A good story, but Porter backs away from its darker potential

I wouldn't say that Katherine Anne Porter's The Cracked Looking-Glass is one of her best "long stories," even tho it appears in 100 Years of the Best American Short Stories. It's almost as if KAP chickened out as her narrative began to get interesting and dangerous (unlike some of her more famous, darker stories, like Noon Wine, if I'm remembering it correctly). Like her other stories, it centers on a lonely and somewhat isolate couple - the husband, Dennis, is 75 and his wife (his 2nd wife), Rosalee (?) is 25 years younger. She's youthful and attractive and a mismatch for him - which leads to lots of neighborhood flirtation: traveling salesmen, neighbor mean who stop by for a visit and stay a little too long.
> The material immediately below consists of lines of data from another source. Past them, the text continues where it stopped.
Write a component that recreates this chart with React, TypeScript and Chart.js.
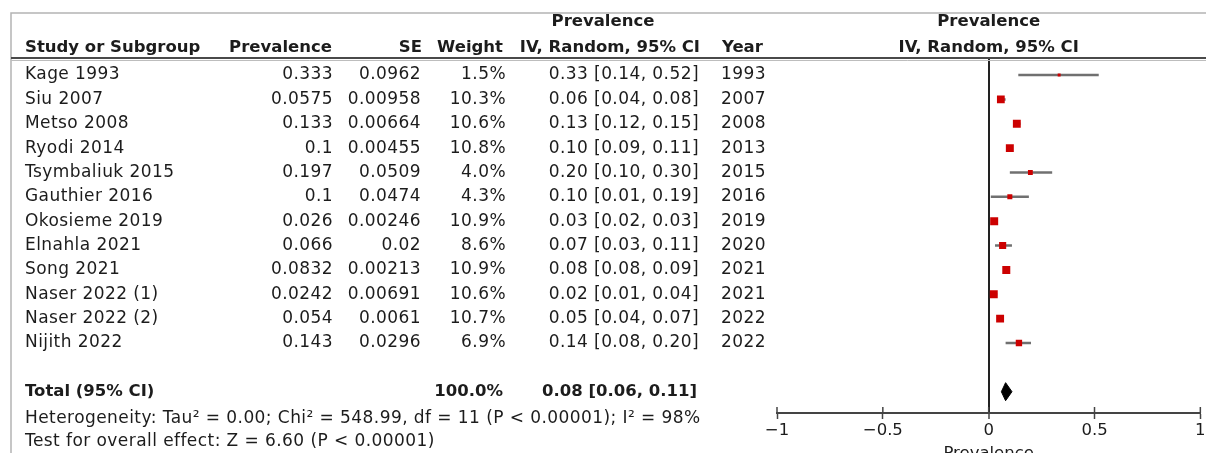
import React, { useEffect, useRef } from 'react';
import { Chart, registerables } from 'chart.js';

Chart.register(...registerables);

// ---------------- data ----------------
const studies = [
  'Kage 1993',
  'Siu 2007',
  'Metso 2008',
  'Ryodi 2014',
  'Tsymbaliuk 2015',
  'Gauthier 2016',
  'Okosieme 2019',
  'Elnahla 2021',
  'Song 2021',
  'Naser 2022 (1)',
  'Naser 2022 (2)',
  'Nijith 2022',
];
const prevalence = [0.333, 0.0575, 0.133, 0.1, 0.197, 0.1, 0.026, 0.066, 0.0832, 0.0242, 0.054, 0.143];
const standardErrors = [0.0962, 0.00958, 0.00664, 0.00455, 0.0509, 0.0474, 0.00246, 0.02, 0.00213, 0.00691, 0.0061, 0.0296];
const weights = [1.5, 10.3, 10.6, 10.8, 4.0, 4.3, 10.9, 8.6, 10.9, 10.6, 10.7, 6.9];
const estimates = [0.33, 0.06, 0.13, 0.1, 0.2, 0.1, 0.03, 0.07, 0.08, 0.02, 0.05, 0.14];
const ciLower = [0.14, 0.04, 0.12, 0.09, 0.1, 0.01, 0.02, 0.03, 0.08, 0.01, 0.04, 0.08];
const ciUpper = [0.52, 0.08, 0.15, 0.11, 0.3, 0.19, 0.03, 0.11, 0.09, 0.04, 0.07, 0.2];
const years = [1993, 2007, 2008, 2013, 2015, 2016, 2019, 2020, 2021, 2021, 2022, 2022];

const totalWeight = 100.0;
const totalEstimate = 0.08;
const totalLower = 0.06;
const totalUpper = 0.11;

const xTickValues = [-1, -0.5, 0, 0.5, 1];
const axisTitle = 'Prevalence';
const heterogeneityText = 'Heterogeneity: Tau\u00B2 = 0.00; Chi\u00B2 = 548.99, df = 11 (P < 0.00001); I\u00B2 = 98%';
const overallEffectText = 'Test for overall effect: Z = 6.60 (P < 0.00001)';

// ---------------- styling ----------------
const FONT_FAMILY = '"DejaVu Sans", sans-serif';
const BOLD_SIZE = 16.5;
const REGULAR_SIZE = 17;
const REGULAR_SPACING = '0.43px';
const TEXT_COLOR = '#1c1c1c';
const TOTAL_ROW = 13;
const W = 1206;
const H = 453;

const fmt2 = (v: number) => v.toFixed(2);
const ciText = (e: number, l: number, u: number) => `${fmt2(e)} [${fmt2(l)}, ${fmt2(u)}]`;
const markerSide = (w: number) => 8 * Math.sqrt(w / 10.9);

const tablePlugin = {
  id: 'forestTable',
  afterDraw(chart: any) {
    const ctx = chart.ctx as CanvasRenderingContext2D;
    const ys = chart.scales.y;
    const xs = chart.scales.x;
    ctx.save();

    // frame lines
    ctx.strokeStyle = '#b4b4b4';
    ctx.lineWidth = 1.5;
    ctx.beginPath();
    ctx.moveTo(11, H);
    ctx.lineTo(11, 13);
    ctx.lineTo(W, 13);
    ctx.stroke();

    // header rule (double)
    ctx.strokeStyle = '#4a4a4a';
    ctx.lineWidth = 2;
    ctx.beginPath();
    ctx.moveTo(11, 58);
    ctx.lineTo(W, 58);
    ctx.stroke();
    ctx.strokeStyle = '#bdbdbd';
    ctx.lineWidth = 1;
    ctx.beginPath();
    ctx.moveTo(11, 60.5);
    ctx.lineTo(W, 60.5);
    ctx.stroke();

    // tick marks above axis line
    ctx.strokeStyle = '#444';
    ctx.lineWidth = 1.5;
    const axisY = xs.top;
    xTickValues.forEach((v) => {
      const px = xs.getPixelForValue(v);
      ctx.beginPath();
      ctx.moveTo(px, axisY - 6);
      ctx.lineTo(px, axisY);
      ctx.stroke();
    });

    const text = (s: string, x: number, y: number, align: CanvasTextAlign, bold = false) => {
      ctx.font = bold
        ? `bold ${BOLD_SIZE}px ${FONT_FAMILY}`
        : `${REGULAR_SIZE}px ${FONT_FAMILY}`;
      (ctx as any).letterSpacing = bold ? '0px' : REGULAR_SPACING;
      ctx.fillStyle = TEXT_COLOR;
      ctx.textAlign = align;
      ctx.textBaseline = 'middle';
      ctx.fillText(s, x, y);
    };

    // headers
    const h1 = 22;
    const h2 = 48;
    text('Prevalence', 603, h1, 'center', true);
    text('Study or Subgroup', 25, h2, 'left', true);
    text('Prevalence', 332, h2, 'right', true);
    text('SE', 422, h2, 'right', true);
    text('Weight', 503, h2, 'right', true);
    text('IV, Random, 95% CI', 700, h2, 'right', true);
    text('Year', 722, h2, 'left', true);
    const plotCenter = (xs.left + xs.right) / 2;
    text('Prevalence', plotCenter, h1, 'center', true);
    text('IV, Random, 95% CI', plotCenter, h2, 'center', true);

    // study rows
    studies.forEach((s, i) => {
      const py = ys.getPixelForValue(i);
      text(s, 25, py, 'left');
      text(String(prevalence[i]), 333, py, 'right');
      text(String(standardErrors[i]), 421, py, 'right');
      text(`${weights[i].toFixed(1)}%`, 506, py, 'right');
      text(ciText(estimates[i], ciLower[i], ciUpper[i]), 699, py, 'right');
      text(String(years[i]), 721, py, 'left');
    });

    // total row
    const ty = ys.getPixelForValue(TOTAL_ROW);
    text('Total (95% CI)', 25, ty, 'left', true);
    text(`${totalWeight.toFixed(1)}%`, 503, ty, 'right', true);
    text(ciText(totalEstimate, totalLower, totalUpper), 697, ty, 'right', true);

    // footer
    text(heterogeneityText, 25, 419, 'left');
    text(overallEffectText, 25, 442, 'left');

    (ctx as any).letterSpacing = '0px';
    ctx.restore();
  },
};

export default function App() {
  const canvasRef = useRef<HTMLCanvasElement | null>(null);

  useEffect(() => {
    if (!canvasRef.current) return;
    Chart.defaults.font.family = FONT_FAMILY;

    const ciDatasets = studies.map((s, i) => ({
      type: 'line' as const,
      label: `${s} CI`,
      data: [
        { x: ciLower[i], y: i },
        { x: ciUpper[i], y: i },
      ],
      borderColor: '#707070',
      borderWidth: 2.5,
      pointRadius: 0,
      pointHoverRadius: 0,
      fill: false,
      order: 3,
    }));

    const halfDiamond = 0.37;
    const chart = new Chart(canvasRef.current, {
      type: 'scatter',
      data: {
        datasets: [
          ...ciDatasets,
          {
            type: 'scatter' as const,
            label: 'Prevalence',
            data: prevalence.map((p, i) => ({ x: p, y: i })),
            pointStyle: 'rect',
            pointRadius: (c: any) => markerSide(weights[c.dataIndex]) / Math.SQRT2,
            pointHoverRadius: (c: any) => markerSide(weights[c.dataIndex]) / Math.SQRT2,
            backgroundColor: '#cc0000',
            borderColor: '#cc0000',
            borderWidth: 0,
            order: 1,
          },
          {
            type: 'line' as const,
            label: 'Total',
            data: [
              { x: totalLower, y: TOTAL_ROW },
              { x: totalEstimate, y: TOTAL_ROW - halfDiamond },
              { x: totalUpper, y: TOTAL_ROW },
              { x: totalEstimate, y: TOTAL_ROW + halfDiamond },
              { x: totalLower, y: TOTAL_ROW },
            ],
            borderColor: '#000',
            backgroundColor: '#000',
            borderWidth: 1,
            pointRadius: 0,
            pointHoverRadius: 0,
            tension: 0,
            fill: 'shape',
            order: 0,
          },
        ] as any,
      },
      options: {
        animation: false,
        responsive: false,
        maintainAspectRatio: false,
        events: [],
        layout: { padding: { left: 777, right: 1, top: 58, bottom: 0 } },
        plugins: {
          legend: { display: false },
          tooltip: { enabled: false },
          title: { display: false },
        },
        scales: {
          x: {
            type: 'linear',
            position: 'bottom',
            min: -1,
            max: 1,
            afterBuildTicks: (scale: any) => {
              scale.ticks = xTickValues.map((v) => ({ value: v }));
            },
            afterFit: (scale: any) => {
              scale.height = 40;
              scale.paddingLeft = 0;
              scale.paddingRight = 0;
            },
            ticks: {
              autoSkip: false,
              maxRotation: 0,
              padding: 2,
              color: TEXT_COLOR,
              font: { size: BOLD_SIZE, family: FONT_FAMILY },
              callback: (v: any) => {
                const n = Number(v);
                return n < 0 ? `\u2212${Math.abs(n)}` : String(n);
              },
            },
            grid: {
              drawOnChartArea: true,
              drawTicks: true,
              tickLength: 6,
              tickColor: '#444',
              tickWidth: 1.5,
              color: (c: any) => (c.tick && c.tick.value === 0 ? '#222' : 'rgba(0,0,0,0)'),
              lineWidth: (c: any) => (c.tick && c.tick.value === 0 ? 2 : 1),
            },
            border: { display: true, color: '#444', width: 2 },
            title: {
              display: true,
              text: axisTitle,
              color: TEXT_COLOR,
              font: { size: BOLD_SIZE, family: FONT_FAMILY },
              padding: { top: 0, bottom: -11 },
            },
          },
          y: {
            type: 'linear',
            display: false,
            reverse: true,
            min: -0.7,
            max: 13.875,
          },
        },
      } as any,
      plugins: [tablePlugin],
    });

    return () => chart.destroy();
  }, []);

  return (
    <div style={{ position: 'fixed', left: 0, top: 0, width: W, height: H, background: '#fff' }}>
      <canvas ref={canvasRef} width={W} height={H} style={{ width: W, height: H, display: 'block' }} />
    </div>
  );
}
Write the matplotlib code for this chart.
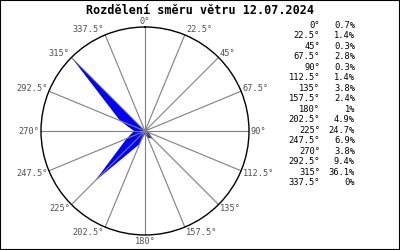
import numpy as np
import matplotlib
matplotlib.use("Agg")
import matplotlib.pyplot as plt
from matplotlib.patches import Rectangle

directions = [0, 22.5, 45, 67.5, 90, 112.5, 135, 157.5, 180,
              202.5, 225, 247.5, 270, 292.5, 315, 337.5]
percents = [0.7, 1.4, 0.3, 2.8, 0.3, 1.4, 3.8, 2.4, 1,
            4.9, 24.7, 6.9, 3.8, 9.4, 36.1, 0]
title = "Rozdělení směru větru 12.07.2024"

plt.rcParams["font.family"] = ["DejaVu Sans Mono"]

fig = plt.figure(figsize=(4, 2.5), dpi=100)
ax = fig.add_axes([0.1025, 0.06, 0.52, 0.832], projection="polar")
ax.set_theta_zero_location("N")
ax.set_theta_direction(-1)

theta = np.deg2rad(directions + [directions[0]])
r = percents + [percents[0]]
ax.fill(theta, r, color="#0000ff", lw=0)
rmax = max(percents)
ax.set_ylim(0, rmax)

ax.set_thetagrids(directions, [""] * len(directions))
ax.set_rticks([])
ax.grid(True, color="#808080", lw=0.8)
ax.spines["polar"].set_color("black")
ax.spines["polar"].set_linewidth(1)

# direction labels sit at the spoke ends, pushed outwards
for d in directions:
    s, c = np.sin(np.deg2rad(d)), np.cos(np.deg2rad(d))
    if abs(s) < 0.01:
        ha = "center"
    elif s > 0:
        ha = "left"
    else:
        ha = "right"
    ax.annotate("%g°" % d, xy=(np.deg2rad(d), rmax),
                xytext=(1.5 * np.sign(round(s, 2)), 6 * c),
                textcoords="offset pixels", ha=ha, va="center",
                fontsize=6.2, color="#505050", annotation_clip=False)

fig.text(0.5, 0.96, title, ha="center", va="center",
         fontsize=8.5, fontweight="bold")

for i, (d, p) in enumerate(zip(directions, percents)):
    y = 1 - (25 + i * 10.53) / 250
    fig.text(0.8, y, "%g°" % d, ha="right", va="center", fontsize=6.3)
    fig.text(0.8875, y, "%g%%" % p, ha="right", va="center", fontsize=6.3)

fig.patches.append(Rectangle((0, 0), 1, 1, transform=fig.transFigure,
                             fill=False, edgecolor="black", lw=1.5))

fig.savefig("out.png", dpi=100)
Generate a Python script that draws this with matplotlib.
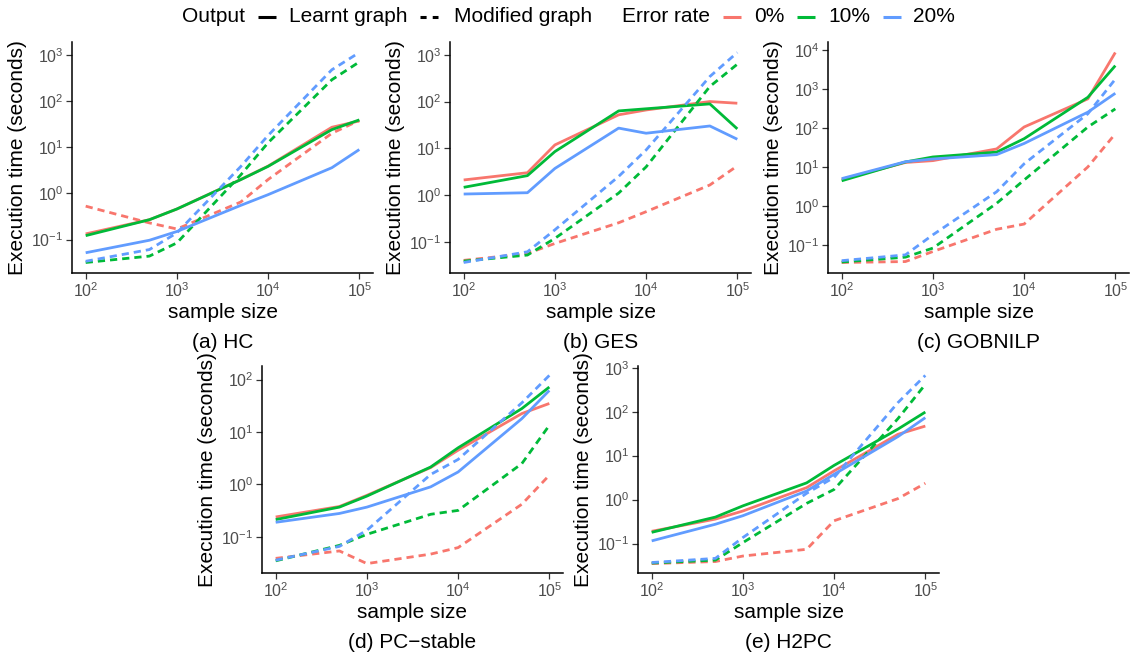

Rosalee, moved by a vision that she has, goes off to NYC and then Boston to seek out her sister whom she believes may be grievously ill - at least acc to her vision - but finds that her sister has left Boston w/out a trace (communication was much more difficult in 1930); she meets a young man, a fellow Irish immigrant, and buys him dinner, takes pity on him, invites him to come live w/ her and Dennis, and the man gets the wrong idea, which leads to a big fight. When she returns home she learns of the gossip that surrounds her in the farm community where they live. OK, but KAP backs off here - instead of having R take some risk, some desperate action, leaving her husband, attacking one of the gossips - essentially what happens is that she recognizes that all of her visions do not turn out to be predictive, and she snuggles up by her husband, content - and btw she forgot to buy a new "looking glass" to replace the warped one that gives her the wrong image of herself. The ending is too easy and the symbolism too heavy - but that said I could see this story adapted into an effective short play, maybe good for a student production, or maybe it would have been back in the day.